Good Distance Lattices from High Dimensional Expanders

Abstract: We show a new framework for constructing good distance lattices from high dimensional expanders. For error-correcting codes, which have a similar flavor as lattices, there is a known framework that yields good codes from expanders. However, prior to our work, there has been no framework that yields good distance lattices directly from expanders. Interestingly, we need the notion of high dimensional expansion (and not only one dimensional expansion) for obtaining large distance lattices which are dense. Our construction is obtained by proving the existence of bounded degree high dimensional cosystolic expanders over any ring, and in particular over $\mathbb{Z}$. Previous bounded degree cosystolic expanders were known only over $\mathbb{F}_2$. The proof of the cosystolic expansion over any ring is composed of two main steps, each of an independent interest: We show that coboundary expansion over any ring of the links of a bounded degree complex implies that the complex is a cosystolic expander over any ring.
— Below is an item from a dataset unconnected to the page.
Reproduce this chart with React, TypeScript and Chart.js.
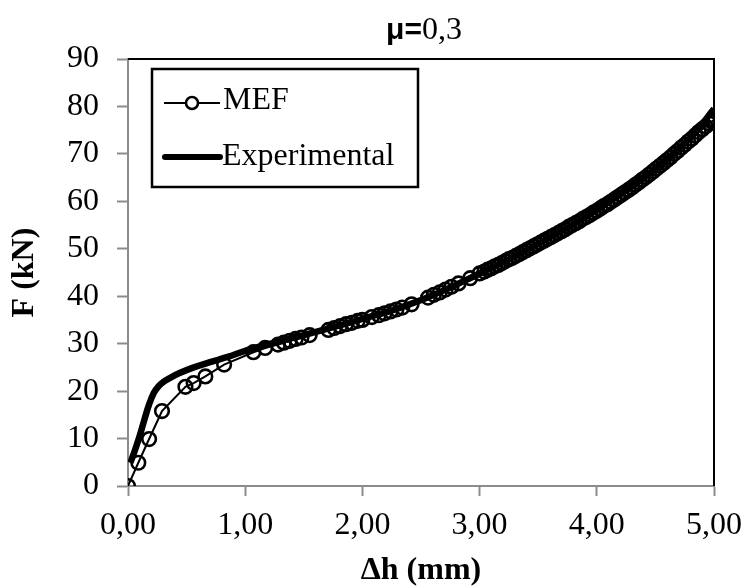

We then prove that all the links of Ramanujan complexes (which are called spherical buildings) are coboundary expanders over any ring. We follow the strategy of [LMM16] for proving that the spherical building is a coboundary expander over any ring. Besides of generalizing their proof from $\mathbb{F}_2$ to any ring, we present it in a detailed way, which might serve readers with less background who wish to get into the field.